4 thoughts on “The Worst President???

  1. I quite honestly struggle with what our comments should be in order to be responsible in a time of war. My brother who is serving in the Middle East right now says part of the problem is we are a military at war rather than a nation at war. I have supported President Bush and will continue to do so but I have also been vocal in speaking about the things I think could have been done better. (Primarily, failure to shut down or control our open borgders.)

    I have to say though that former President Carter calling almost anyone our worst president ever is unbelievably innapropriate. We can argue about what we should or should not say in a time of war but even if this were not a time of war President Carter’s comments are at best hypocritical and at worst the sign of a man no longer in touch with reality. (Since I have read and trust the recent accounts of meetings with him on the issue of drawing Baptists together I must conclude that it is not the second of these two options.)

    It reminds me of the words of President Theodore Roosevelt:

    “It is not the critic who counts: not the man who points out how the strong man stumbles or where the doer of deeds could have done better.
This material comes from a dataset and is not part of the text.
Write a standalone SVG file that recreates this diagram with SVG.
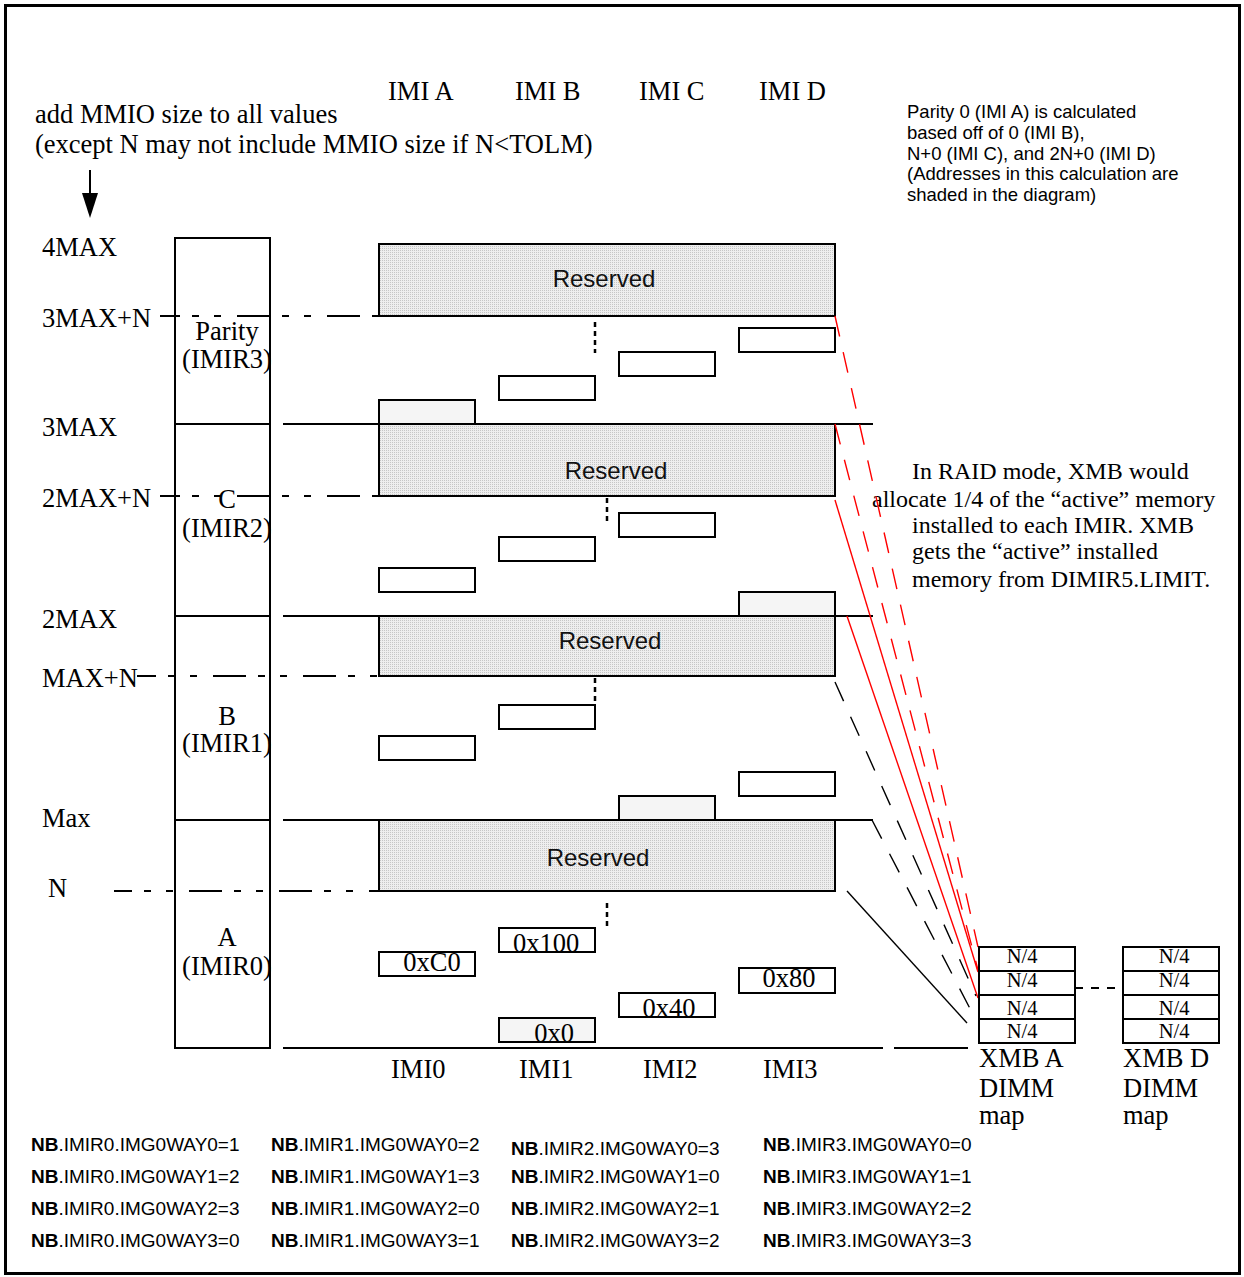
<svg xmlns="http://www.w3.org/2000/svg" width="1244" height="1277" viewBox="0 0 1244 1277">
<style>
.serif{font-family:"Liberation Serif","Times New Roman",serif;font-size:26.5px;fill:#000}
.nq{font-family:"Liberation Serif","Times New Roman",serif;font-size:20.5px;fill:#000;text-anchor:middle}
.sans{font-family:"Liberation Sans",Arial,sans-serif;fill:#000}
.res{font-family:"Liberation Sans",Arial,sans-serif;font-size:24px;text-anchor:middle;fill:#111}
.tbl{font-family:"Liberation Sans",Arial,sans-serif;font-size:19px;fill:#000}
.box{fill:#fff;stroke:#000;stroke-width:2}
.shade{fill:#f5f5f5;stroke:#000;stroke-width:2}
.resbox{fill:url(#stip);stroke:#000;stroke-width:2}
.hl{stroke:#000;stroke-width:2;fill:none}
.dd{stroke:#000;stroke-width:2;fill:none;stroke-dasharray:33 12 7 15 7 16}
.vdot{stroke:#000;stroke-width:2.5;stroke-dasharray:5 4;fill:none}
.red{stroke:#ff0000;stroke-width:1.4;fill:none}
.redd{stroke:#ff0000;stroke-width:1.4;fill:none;stroke-dasharray:21 16}
.blkd{stroke:#000;stroke-width:1.4;fill:none;stroke-dasharray:21 17}
.blk{stroke:#000;stroke-width:1.4;fill:none}
</style>
<defs>
<pattern id="stip" width="2" height="2" patternUnits="userSpaceOnUse">
<rect width="2" height="2" fill="#eeeeee"/>
<rect width="1" height="1" fill="#c6c6c6"/>
</pattern>
</defs>
<rect x="0" y="0" width="1244" height="1277" fill="#fff"/>
<rect x="5.5" y="5.5" width="1234" height="1268" fill="none" stroke="#000" stroke-width="3"/>

<g id="header">
<text class="serif" x="388" y="100">IMI A</text>
<text class="serif" x="515" y="100">IMI B</text>
<text class="serif" x="639" y="100">IMI C</text>
<text class="serif" x="759" y="100">IMI D</text>
<text class="serif" x="35" y="123">add MMIO size to all values</text>
<text class="serif" x="35" y="153">(except N may not include MMIO size if N&lt;TOLM)</text>
<line x1="90" y1="170" x2="90" y2="196" stroke="#000" stroke-width="2"/>
<polygon points="82,193 98,193 90,218" fill="#000"/>
</g>

<g id="note-parity" class="sans" font-size="18.5">
<text x="907" y="118">Parity 0 (IMI A) is calculated</text>
<text x="907" y="139">based off of 0 (IMI B),</text>
<text x="907" y="160">N+0 (IMI C), and 2N+0 (IMI D)</text>
<text x="907" y="180">(Addresses in this calculation are</text>
<text x="907" y="201">shaded in the diagram)</text>
</g>

<g id="note-raid" class="serif" style="font-size:24px">
<text x="912" y="479">In RAID mode, XMB would</text>
<text x="872" y="507">allocate 1/4 of the “active” memory</text>
<text x="912" y="533">installed to each IMIR. XMB</text>
<text x="912" y="559">gets the “active” installed</text>
<text x="912" y="587">memory from DIMIR5.LIMIT.</text>
</g>

<g id="axis-labels">
<text class="serif" x="42" y="256">4MAX</text>
<text class="serif" x="42" y="327">3MAX+N</text>
<text class="serif" x="42" y="436">3MAX</text>
<text class="serif" x="42" y="507">2MAX+N</text>
<text class="serif" x="42" y="628">2MAX</text>
<text class="serif" x="42" y="687">MAX+N</text>
<text class="serif" x="42" y="827">Max</text>
<text class="serif" x="48" y="897">N</text>
</g>

<g id="guides">
<line class="hl" x1="283" y1="424" x2="873" y2="424"/>
<line class="hl" x1="283" y1="616" x2="873" y2="616"/>
<line class="hl" x1="283" y1="820" x2="873" y2="820"/>
<line class="hl" x1="283" y1="1048" x2="883" y2="1048"/>
<line class="hl" x1="894" y1="1048" x2="968" y2="1048"/>
<line class="dd" x1="160" y1="316" x2="379" y2="316" stroke-dashoffset="13"/>
<line class="dd" x1="160" y1="496" x2="379" y2="496" stroke-dashoffset="13"/>
<line class="dd" x1="137" y1="676" x2="379" y2="676" stroke-dashoffset="14"/>
<line class="dd" x1="114" y1="891" x2="379" y2="891" stroke-dashoffset="15"/>
</g>

<g id="imir-column">
<rect x="175" y="238" width="95" height="810" fill="none" stroke="#000" stroke-width="2"/>
<line class="hl" x1="175" y1="424" x2="270" y2="424"/>
<line class="hl" x1="175" y1="616" x2="270" y2="616"/>
<line class="hl" x1="175" y1="820" x2="270" y2="820"/>
<text class="serif" x="227" y="340" text-anchor="middle">Parity</text>
<text class="serif" x="227" y="368" text-anchor="middle">(IMIR3)</text>
<text class="serif" x="227" y="508" text-anchor="middle">C</text>
<text class="serif" x="227" y="537" text-anchor="middle">(IMIR2)</text>
<text class="serif" x="227" y="725" text-anchor="middle">B</text>
<text class="serif" x="227" y="752" text-anchor="middle">(IMIR1)</text>
<text class="serif" x="227" y="946" text-anchor="middle">A</text>
<text class="serif" x="227" y="975" text-anchor="middle">(IMIR0)</text>
</g>

<g id="reserved-3">
<rect class="resbox" x="379" y="244" width="456" height="72"/>
<text class="res" x="604" y="287">Reserved</text>
</g>
<g id="reserved-2">
<rect class="resbox" x="379" y="424" width="456" height="72"/>
<text class="res" x="616" y="479">Reserved</text>
</g>
<g id="reserved-1">
<rect class="resbox" x="379" y="616" width="456" height="60"/>
<text class="res" x="610" y="649">Reserved</text>
</g>
<g id="reserved-0">
<rect class="resbox" x="379" y="820" width="456" height="71"/>
<text class="res" x="598" y="866">Reserved</text>
</g>

<g id="imir3-blocks">
<rect class="shade" x="379" y="400" width="96" height="24"/>
<rect class="box" x="499" y="376" width="96" height="24"/>
<rect class="box" x="619" y="352" width="96" height="24"/>
<rect class="box" x="739" y="328" width="96" height="24"/>
<line class="vdot" x1="595" y1="322" x2="595" y2="353"/>
</g>
<g id="imir2-blocks">
<rect class="box" x="379" y="568" width="96" height="24"/>
<rect class="box" x="499" y="537" width="96" height="24"/>
<rect class="box" x="619" y="513" width="96" height="24"/>
<rect class="shade" x="739" y="592" width="96" height="24"/>
<line class="vdot" x1="607" y1="498" x2="607" y2="521"/>
</g>
<g id="imir1-blocks">
<rect class="box" x="379" y="736" width="96" height="24"/>
<rect class="box" x="499" y="705" width="96" height="24"/>
<rect class="shade" x="619" y="796" width="96" height="24"/>
<rect class="box" x="739" y="772" width="96" height="24"/>
<line class="vdot" x1="595" y1="678" x2="595" y2="701"/>
</g>
<g id="imir0-blocks">
<rect class="box" x="379" y="952" width="96" height="24"/>
<text class="serif" x="432" y="971" text-anchor="middle">0xC0</text>
<rect class="box" x="499" y="928" width="96" height="24"/>
<text class="serif" x="546" y="952" text-anchor="middle">0x100</text>
<rect class="box" x="619" y="993" width="96" height="24"/>
<text class="serif" x="669" y="1017" text-anchor="middle">0x40</text>
<rect class="box" x="739" y="968" width="96" height="25"/>
<text class="serif" x="789" y="987" text-anchor="middle">0x80</text>
<rect class="shade" x="499" y="1018" width="96" height="24"/>
<text class="serif" x="554" y="1042" text-anchor="middle">0x0</text>
<line class="vdot" x1="607" y1="903" x2="607" y2="929"/>
</g>

<g id="footer-labels">
<text class="serif" x="391" y="1078">IMI0</text>
<text class="serif" x="519" y="1078">IMI1</text>
<text class="serif" x="643" y="1078">IMI2</text>
<text class="serif" x="763" y="1078">IMI3</text>
</g>

<g id="connectors">
<line class="redd" x1="835" y1="316" x2="978" y2="947"/>
<line class="redd" x1="835" y1="424" x2="978" y2="970"/>
<line class="red" x1="835" y1="500" x2="978" y2="972"/>
<line class="red" x1="847" y1="616" x2="978" y2="998"/>
<line class="blkd" x1="835" y1="682" x2="976" y2="996"/>
<line class="blkd" x1="872" y1="820" x2="977" y2="1022"/>
<line class="blk" x1="847" y1="891" x2="967" y2="1023"/>
<line stroke="#000" stroke-width="2" stroke-dasharray="8 8" x1="1075" y1="988" x2="1123" y2="988"/>
</g>

<g id="xmb-a">
<rect x="979" y="947" width="96" height="96" fill="#fff" stroke="#000" stroke-width="2"/>
<line class="hl" x1="979" y1="971" x2="1075" y2="971"/>
<line class="hl" x1="979" y1="995" x2="1075" y2="995"/>
<line class="hl" x1="979" y1="1019" x2="1075" y2="1019"/>
<text class="nq" x="1022" y="963">N/4</text>
<text class="nq" x="1022" y="987">N/4</text>
<text class="nq" x="1022" y="1015">N/4</text>
<text class="nq" x="1022" y="1038">N/4</text>
<text class="serif" x="979" y="1067">XMB A</text>
<text class="serif" x="979" y="1097">DIMM</text>
<text class="serif" x="979" y="1124">map</text>
</g>
<g id="xmb-d">
<rect x="1123" y="947" width="96" height="96" fill="#fff" stroke="#000" stroke-width="2"/>
<line class="hl" x1="1123" y1="971" x2="1219" y2="971"/>
<line class="hl" x1="1123" y1="995" x2="1219" y2="995"/>
<line class="hl" x1="1123" y1="1019" x2="1219" y2="1019"/>
<text class="nq" x="1174" y="963">N/4</text>
<text class="nq" x="1174" y="987">N/4</text>
<text class="nq" x="1174" y="1015">N/4</text>
<text class="nq" x="1174" y="1038">N/4</text>
<text class="serif" x="1123" y="1067">XMB D</text>
<text class="serif" x="1123" y="1097">DIMM</text>
<text class="serif" x="1123" y="1124">map</text>
</g>

<g id="register-table" class="tbl">
<text x="31" y="1151"><tspan font-weight="bold">NB</tspan>.IMIR0.IMG0WAY0=1</text>
<text x="31" y="1183"><tspan font-weight="bold">NB</tspan>.IMIR0.IMG0WAY1=2</text>
<text x="31" y="1215"><tspan font-weight="bold">NB</tspan>.IMIR0.IMG0WAY2=3</text>
<text x="31" y="1247"><tspan font-weight="bold">NB</tspan>.IMIR0.IMG0WAY3=0</text>
<text x="271" y="1151"><tspan font-weight="bold">NB</tspan>.IMIR1.IMG0WAY0=2</text>
<text x="271" y="1183"><tspan font-weight="bold">NB</tspan>.IMIR1.IMG0WAY1=3</text>
<text x="271" y="1215"><tspan font-weight="bold">NB</tspan>.IMIR1.IMG0WAY2=0</text>
<text x="271" y="1247"><tspan font-weight="bold">NB</tspan>.IMIR1.IMG0WAY3=1</text>
<text x="511" y="1155"><tspan font-weight="bold">NB</tspan>.IMIR2.IMG0WAY0=3</text>
<text x="511" y="1183"><tspan font-weight="bold">NB</tspan>.IMIR2.IMG0WAY1=0</text>
<text x="511" y="1215"><tspan font-weight="bold">NB</tspan>.IMIR2.IMG0WAY2=1</text>
<text x="511" y="1247"><tspan font-weight="bold">NB</tspan>.IMIR2.IMG0WAY3=2</text>
<text x="763" y="1151"><tspan font-weight="bold">NB</tspan>.IMIR3.IMG0WAY0=0</text>
<text x="763" y="1183"><tspan font-weight="bold">NB</tspan>.IMIR3.IMG0WAY1=1</text>
<text x="763" y="1215"><tspan font-weight="bold">NB</tspan>.IMIR3.IMG0WAY2=2</text>
<text x="763" y="1247"><tspan font-weight="bold">NB</tspan>.IMIR3.IMG0WAY3=3</text>
</g>
</svg>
The credit belongs to the man who is actually in the arena, whose face is marred by dust and sweat and blood, who strives valiantly, who errs and comes up short again and again, because there is no effort without error or shortcoming, but who knows the great enthusiasms, the great devotions, who spends himself for a worthy cause; who, at the best, knows, in the end, the triumph of high achievement, and who, at the worst, if he fails, at least he fails while daring greatly, so that his place shall never be with those cold and timid souls who knew neither victory nor defeat.”

    “Citizenship in a Republic,”
    Speech at the Sorbonne, Paris, April 23, 1910

    In my opinion President Carter was simply not in the battle. President Bush is in the battle.

  2. Ben,

    President Carter has the audacity to call President Bush the worst president? Talk about the pot calling the kettle black…

    In 1976, I was 25 years old, married with two children. I did not vote for President Carter but I did suffer through the four years of his presidency. I remember buying a house in Hickory, NC for $40,000 in 1977. My mortgage rate was 16.5% and I was glad to get that. President Carter was a disaster in domestic policy as well as foreign policy. I remember being shocked at the covert effort to free the hostages in Iran, but our helicopters were stuck in the Iranian sand and we left like a whimpering dog. Only when President Carter was defeated in the 1980 election by President Reagan, were our hostages released.

    Those who did not live through the Carter presidency and tried to feed, clothe, and house their families, have no idea what it was like. Historians have typically judged Carter’s presidency to be the worst. I guess President Carter is hoping President Bush might knock him off the bad president throne. Not today, bucko.


  3. “And for all the ugliness of political rhetoric in modern America, it comes nowhere close to the ways that Baptists have spoken of each other in our quarter-century fight. We can all agree that these things should not be. It’s just a little hard to move that mental assent into moral action.”

    I am greatly encouraged….still praying for you in the love of Christ….

  4. Secular politics isn’t Kingdom business, as much as some people like to make it so. When local churches are turned into political action committees, some of the resources that are provided for Kingdom work are diverted to accomplish a secular political goal.

    Don’t get me wrong, I think Christians should be involved in the political process and vote and speak their consciences. But that needs to be done without dragging it into the church, or dragging the church into it.